TASK INSTRUCTIONS
Determine how many lines include "this". Give the number and nothing else.

RECORD EXTRACTS
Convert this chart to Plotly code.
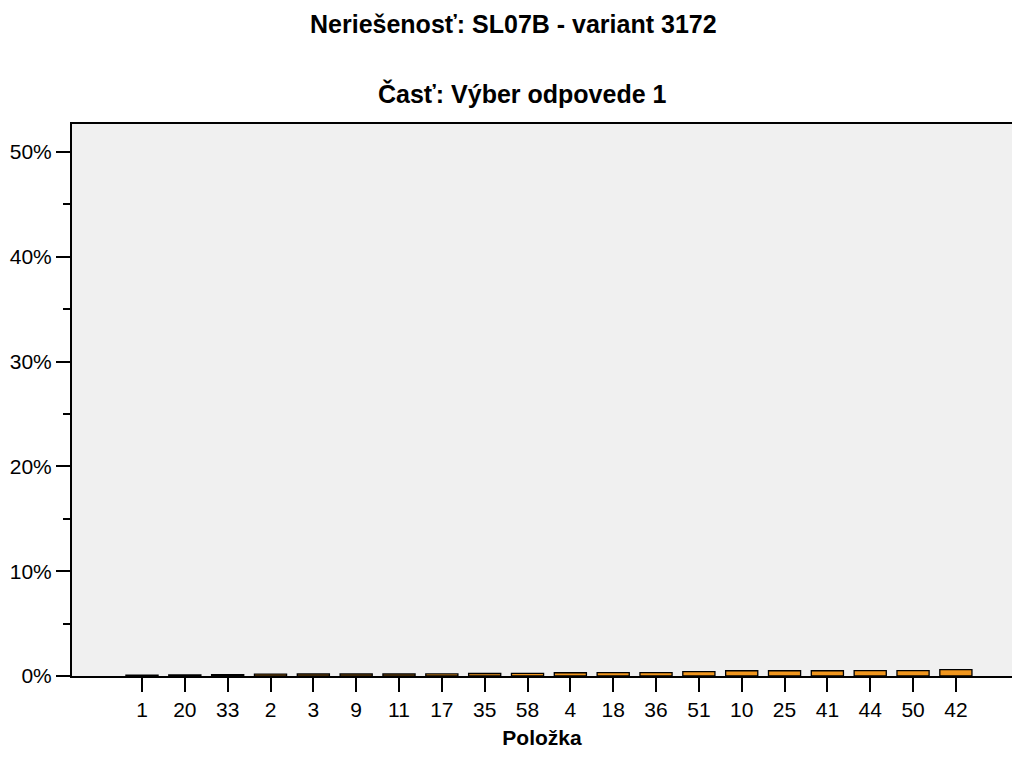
import plotly.graph_objects as go

categories = ["1", "20", "33", "2", "3", "9", "11", "17", "35", "58",
              "4", "18", "36", "51", "10", "25", "41", "44", "50", "42"]
values = [0.08, 0.10, 0.12, 0.18, 0.19, 0.19, 0.19, 0.20, 0.24, 0.25,
          0.31, 0.32, 0.33, 0.42, 0.50, 0.50, 0.50, 0.51, 0.52, 0.60]
y_ticks = [0, 10, 20, 30, 40, 50]
y_tick_labels = ["0%", "10%", "20%", "30%", "40%", "50%"]

W, H = 1012, 760
L, R, T, B = 72, 0, 124, 84

fig = go.Figure(go.Bar(
    x=categories, y=values,
    marker=dict(color="#F0961E", line=dict(color="black", width=1.3)),
    width=0.75,
    hoverinfo="skip",
))

font = "Arial, Liberation Sans, sans-serif"

def px_x(x):
    return (x - L) / (W - L - R)

def px_y(y):
    return (H - B - y) / (H - T - B)

fig.update_layout(
    width=W, height=H,
    margin=dict(l=L, r=R, t=T, b=B),
    paper_bgcolor="white",
    plot_bgcolor="#F0F0F0",
    showlegend=False,
    font=dict(family=font, size=21, color="black"),
    xaxis=dict(
        type="category",
        range=[-1.634, 20.31],
        showline=True, linecolor="black", linewidth=2, mirror=True,
        ticks="outside", ticklen=14, tickwidth=2, tickcolor="black",
        tickfont=dict(size=21, family=font),
        showgrid=False, zeroline=False,
        title=dict(text="<b>Položka</b>", font=dict(size=21, family=font), standoff=10),
    ),
    yaxis=dict(
        range=[0, 52.67],
        tickvals=y_ticks, ticktext=y_tick_labels,
        showline=True, linecolor="black", linewidth=2,
        ticks="outside", ticklen=14, tickwidth=2, tickcolor="black",
        minor=dict(tickvals=[5, 15, 25, 35, 45], ticklen=7, tickwidth=2, tickcolor="black", ticks="outside"),
        tickfont=dict(size=21, family=font),
        showgrid=False, zeroline=False,
    ),
    annotations=[
        dict(text="<b>Neriešenosť: SL07B - variant 3172</b>", xref="paper", yref="paper",
             x=px_x(513), y=px_y(24), showarrow=False, xanchor="center", yanchor="middle",
             font=dict(size=25, family=font)),
        dict(text="<b>Časť: Výber odpovede 1</b>", xref="paper", yref="paper",
             x=px_x(522), y=px_y(94), showarrow=False, xanchor="center", yanchor="middle",
             font=dict(size=25, family=font)),
    ],
)

fig.write_html(
    "out.html",
    config={"displayModeBar": False},
    post_script="document.body.style.margin='0';document.body.style.overflow='hidden';",
)
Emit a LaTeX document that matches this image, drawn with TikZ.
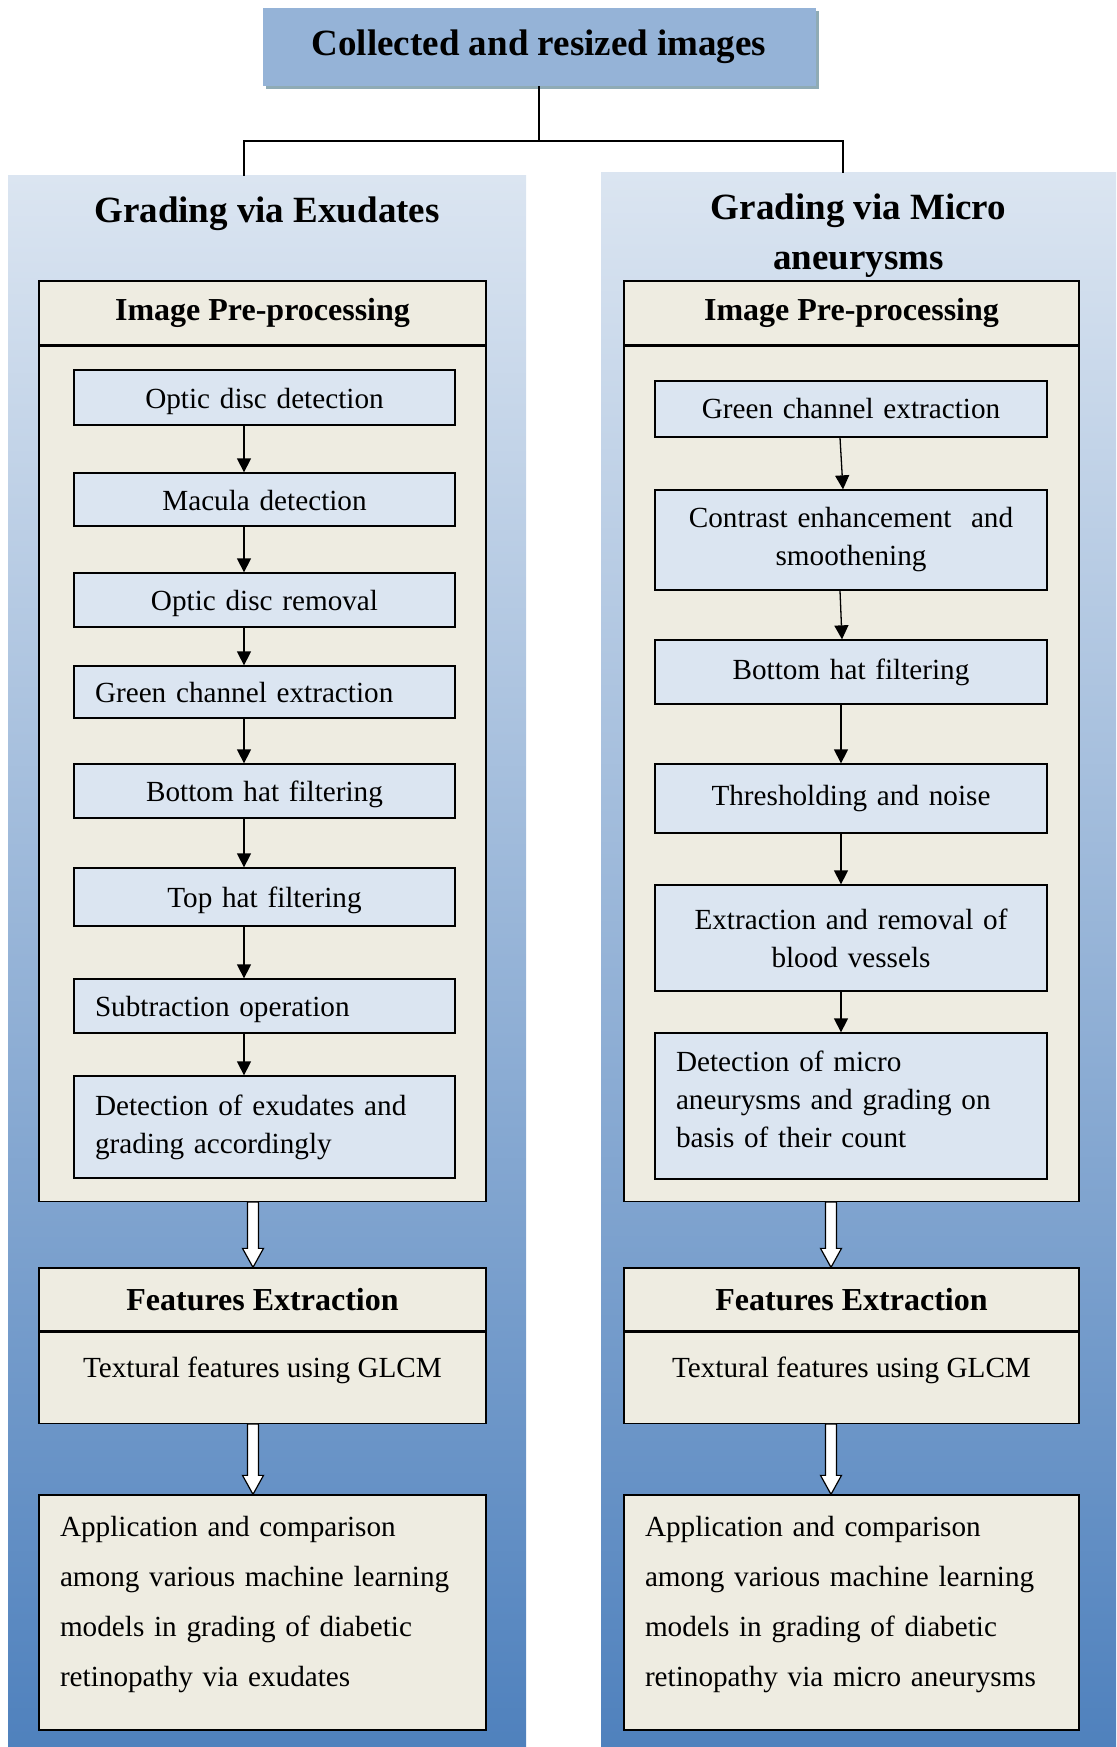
\documentclass[tikz,border=0pt]{standalone}
\usepackage{fontspec}
\setmainfont{Liberation Serif}
\usetikzlibrary{positioning,calc,shadows,arrows.meta}

\definecolor{topblue}{RGB}{149,179,215}
\definecolor{shadowgrey}{RGB}{143,171,181}
\definecolor{paleblue}{RGB}{219,229,241}
\definecolor{midblue}{RGB}{160,184,220}
\definecolor{deepblue}{RGB}{79,129,189}
\definecolor{tanfill}{RGB}{238,236,225}

% white block arrow between two points on one vertical
\newcommand{\hollowarrow}[2]{%
  \draw[line width=1.2pt, fill=white] let \p1=(#1), \p2=(#2) in
    (\x1-5.5pt,\y1) -- (\x1+5.5pt,\y1) -- (\x1+5.5pt,\y2-19pt) -- (\x1+10.5pt,\y2-19pt)
    -- (\x1,\y2) -- (\x1-10.5pt,\y2-19pt) -- (\x1-5.5pt,\y2-19pt) -- cycle;}

\begin{document}
\begin{tikzpicture}[x=1pt,y=1pt,yscale=-1,
  panel/.style={draw=none, top color=paleblue, middle color=midblue, bottom color=deepblue, inner sep=0pt},
  paneltitle/.style={font=\fontsize{37}{50}\selectfont\bfseries, align=center},
  headbox/.style={draw, line width=1.3pt, fill=tanfill, minimum height=64pt, inner sep=0pt, font=\fontsize{32}{38}\selectfont\bfseries},
  bodybox/.style={draw, line width=1.3pt, fill=tanfill, inner sep=0pt},
  stepbox/.style={draw, line width=1.3pt, fill=paleblue, inner xsep=21pt, inner ysep=0pt, align=center, font=\fontsize{29.2}{38}\selectfont},
  exstep/.style={stepbox, text width=339pt},
  mastep/.style={stepbox, text width=350pt},
  oneline/.style={text height=24pt, text depth=2.2pt},
  appbox/.style={draw, line width=1.3pt, fill=tanfill, inner xsep=21pt, inner ysep=0pt, align=left, minimum height=235pt, font=\fontsize{29.2}{50}\selectfont},
  flow/.style={line width=1.3pt, -{Triangle[width=14pt,length=14pt]}},
  link/.style={line width=1.8pt},
]
\useasboundingbox (0,0) rectangle (1116,1747);

% backgrounds of the two branches
\node[panel, minimum width=518pt, minimum height=1571pt] (expanel) at (267,961.5) {};
\node[panel, minimum width=515pt, minimum height=1574pt] (mapanel) at (858.5,960) {};

\node[fill=topblue, minimum width=553pt, minimum height=78pt, inner sep=0pt,
      font=\fontsize{37}{44}\selectfont\bfseries,
      drop shadow={shadow xshift=3.5pt, shadow yshift=-3.5pt, fill=shadowgrey, opacity=1}]
      (topbox) at (539,47) {Collected and resized images};

\coordinate (split) at ($(topbox.south)+(0,55)$);
\draw[link] (topbox.south) -- (split);
\draw[link] (split) -| ([xshift=-23pt]expanel.north);
\draw[link] (split) -| ([xshift=-15.5pt]mapanel.north);

\node[paneltitle] (extitle) at (267,213.5) {Grading via Exudates};
\node[paneltitle] (matitle) at (858.5,235.5) {Grading via Micro\\aneurysms};

% exudates branch
\node[headbox, minimum width=447pt] (exprehead) at (262.5,313) {Image Pre-processing};
\node[bodybox, minimum width=447pt, minimum height=855pt, below=0pt of exprehead] (exprebody) {};

\node[exstep, oneline, minimum height=55pt] (ex1) at (264.5,397.5) {Optic disc detection};
\node[exstep, oneline, minimum height=53pt] (ex2) at (264.5,499.5) {Macula detection};
\node[exstep, oneline, minimum height=54pt] (ex3) at (264.5,600) {Optic disc removal};
\node[exstep, oneline, minimum height=52pt, align=left] (ex4) at (264.5,692) {Green channel extraction};
\node[exstep, oneline, minimum height=54pt] (ex5) at (264.5,791) {Bottom hat filtering};
\node[exstep, oneline, minimum height=58pt] (ex6) at (264.5,897) {Top hat filtering};
\node[exstep, oneline, minimum height=54pt, align=left] (ex7) at (264.5,1006) {Subtraction operation};
\node[exstep, minimum height=102pt, align=left] (ex8) at (264.5,1127) {Detection of exudates and\\grading accordingly};

\draw[flow] ([xshift=-20.5pt]ex1.south) -- ([xshift=-20.5pt]ex2.north);
\draw[flow] ([xshift=-20.5pt]ex2.south) -- ([xshift=-20.5pt]ex3.north);
\draw[flow] ([xshift=-20.5pt]ex3.south) -- ([xshift=-20.5pt]ex4.north);
\draw[flow] ([xshift=-20.5pt]ex4.south) -- ([xshift=-20.5pt]ex5.north);
\draw[flow] ([xshift=-20.5pt]ex5.south) -- ([xshift=-20.5pt]ex6.north);
\draw[flow] ([xshift=-20.5pt]ex6.south) -- ([xshift=-20.5pt]ex7.north);
\draw[flow] ([xshift=-20.5pt]ex7.south) -- ([xshift=-20.5pt]ex8.north);

\node[headbox, minimum width=447pt, minimum height=63pt] (exfeathead) at (262.5,1299.5) {Features Extraction};
\node[bodybox, minimum width=447pt, minimum height=91pt, below=0pt of exfeathead,
      font=\fontsize{29.2}{38}\selectfont] (exfeatbody) {Textural features using GLCM\rule[-22pt]{0pt}{22pt}};

\node[appbox, text width=405pt] (exapp) at (262.5,1612.5) {Application and comparison\\among various machine learning\\models in grading of diabetic\\retinopathy via exudates\rule[-23pt]{0pt}{23pt}};

\hollowarrow{[xshift=-9.5pt]exprebody.south}{[xshift=-9.5pt]exfeathead.north}
\hollowarrow{[xshift=-9.5pt]exfeatbody.south}{[xshift=-9.5pt]exapp.north}

% micro aneurysms branch
\node[headbox, minimum width=455pt] (maprehead) at (851.5,313) {Image Pre-processing};
\node[bodybox, minimum width=455pt, minimum height=855pt, below=0pt of maprehead] (maprebody) {};

\node[mastep, minimum height=56pt] (ma1) at (851,409) {Green channel extraction};
\node[mastep, minimum height=100pt] (ma2) at (851,540) {Contrast enhancement~ and\\smoothening};
\node[mastep, minimum height=64pt] (ma3) at (851,672) {Bottom hat filtering};
\node[mastep, minimum height=69pt] (ma4) at (851,798.5) {Thresholding and noise};
\node[mastep, minimum height=106pt] (ma5) at (851,938) {Extraction and removal of\\blood vessels};
\node[mastep, minimum height=146pt, align=left] (ma6) at (851,1106) {Detection of micro\\aneurysms and grading on\\basis of their count\rule[-14pt]{0pt}{14pt}};

\draw[flow] ([xshift=-11pt]ma1.south) -- ([xshift=-8pt]ma2.north);
\draw[flow] ([xshift=-11pt]ma2.south) -- ([xshift=-9pt]ma3.north);
\draw[flow] ([xshift=-10pt]ma3.south) -- ([xshift=-10pt]ma4.north);
\draw[flow] ([xshift=-10pt]ma4.south) -- ([xshift=-10pt]ma5.north);
\draw[flow] ([xshift=-10pt]ma5.south) -- ([xshift=-10pt]ma6.north);

\node[headbox, minimum width=455pt, minimum height=63pt] (mafeathead) at (851.5,1299.5) {Features Extraction};
\node[bodybox, minimum width=455pt, minimum height=91pt, below=0pt of mafeathead,
      font=\fontsize{29.2}{38}\selectfont] (mafeatbody) {Textural features using GLCM\rule[-22pt]{0pt}{22pt}};

\node[appbox, text width=413pt] (maapp) at (851.5,1612.5) {Application and comparison\\among various machine learning\\models in grading of diabetic\\retinopathy via micro aneurysms\rule[-23pt]{0pt}{23pt}};

\hollowarrow{[xshift=-20.5pt]maprebody.south}{[xshift=-20.5pt]mafeathead.north}
\hollowarrow{[xshift=-20.5pt]mafeatbody.south}{[xshift=-20.5pt]maapp.north}
\end{tikzpicture}
\end{document}
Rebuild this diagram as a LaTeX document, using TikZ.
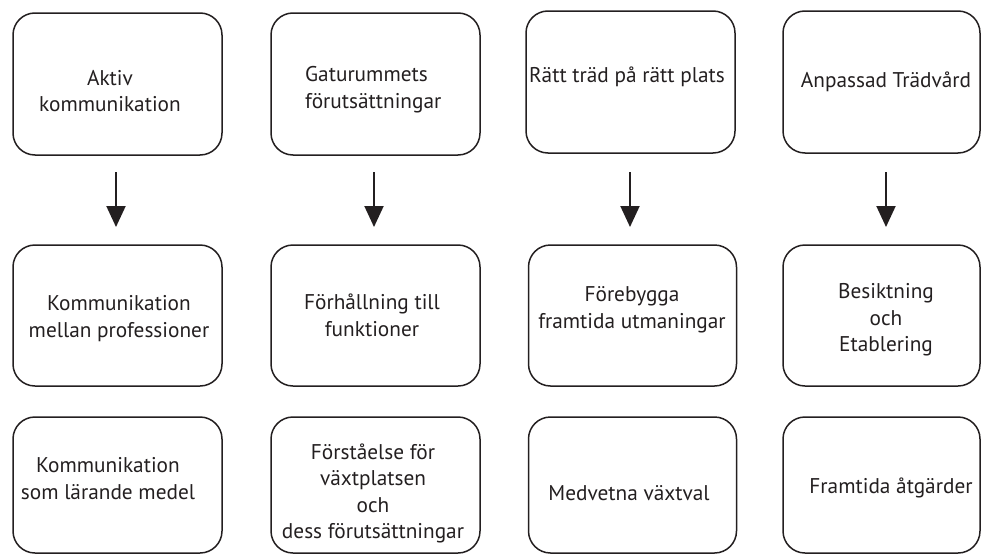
\documentclass[tikz,border=0pt]{standalone}
\usepackage{fontspec}
\setmainfont{PT Sans}
\usetikzlibrary{arrows.meta}
\definecolor{ink}{HTML}{231F20}
\tikzset{
  box/.style={draw=ink, line width=1.5pt, rounded corners=22pt, inner sep=0pt},
  lbl/.style={text=ink, align=center, font=\fontsize{21.3}{26.5}\selectfont, inner sep=0pt},
  flow/.style={draw=ink, line width=2pt, -{Triangle[length=21pt, width=19pt]}}
}
\begin{document}
\begin{tikzpicture}[x=1pt, y=-1pt]
\useasboundingbox (0,0) rectangle (982,554);
% boxes
\node[box, minimum width=209pt, minimum height=142pt] (b11) at (117.5,84) {};
\node[box, minimum width=209pt, minimum height=142pt] (b12) at (375.5,84) {};
\node[box, minimum width=209pt, minimum height=142pt] (b13) at (630.5,82) {};
\node[box, minimum width=197pt, minimum height=142pt] (b14) at (881.5,82) {};
\node[box, minimum width=209pt, minimum height=141pt] (b21) at (117.5,315.5) {};
\node[box, minimum width=209pt, minimum height=141pt] (b22) at (375.5,315.5) {};
\node[box, minimum width=208pt, minimum height=141pt] (b23) at (632.5,315.5) {};
\node[box, minimum width=197pt, minimum height=141pt] (b24) at (881.5,315.5) {};
\node[box, minimum width=209pt, minimum height=136pt] (b31) at (117.5,485) {};
\node[box, minimum width=209pt, minimum height=136pt] (b32) at (375.5,485) {};
\node[box, minimum width=208pt, minimum height=136pt] (b33) at (632.5,485) {};
\node[box, minimum width=197pt, minimum height=136pt] (b34) at (881.5,485) {};
% labels
\node[lbl] (t11) at (110,91) {Aktiv\\kommunikation};
\node[lbl, align=left, anchor=west] (t12) at (305,89.5) {Gaturummets\\förutsättningar};
\node[lbl] (t13) at (627,77) {Rätt träd på rätt plats};
\node[lbl] (t14) at (886,82) {Anpassad Trädvård};
\node[lbl] (t21) at (119,318.5) {Kommunikation\\mellan professioner};
\node[lbl] (t22) at (372,315.5) {Förhållning till\\funktioner};
\node[lbl] (t23) at (632,310) {Förebygga\\framtida utmaningar};
\node[lbl] (t24) at (886,320) {Besiktning\\och\\Etablering};
\node[lbl] (t31) at (108,478.5) {Kommunikation\\som lärande medel};
\node[lbl] (t32) at (373,493.5) {Förståelse för\\växtplatsen\\och\\dess förutsättningar};
\node[lbl] (t33) at (629,493) {Medvetna växtval};
\node[lbl] (t34) at (891,488) {Framtida åtgärder};
% arrows
\coordinate (a1s) at (116,172); \coordinate (a1e) at (116,227);
\coordinate (a2s) at (374,172); \coordinate (a2e) at (374,227);
\coordinate (a3s) at (630,172); \coordinate (a3e) at (630,227);
\coordinate (a4s) at (886,172); \coordinate (a4e) at (886,227);
\draw[flow] (a1s) -- (a1e);
\draw[flow] (a2s) -- (a2e);
\draw[flow] (a3s) -- (a3e);
\draw[flow] (a4s) -- (a4e);
\end{tikzpicture}
\end{document}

REPLY
3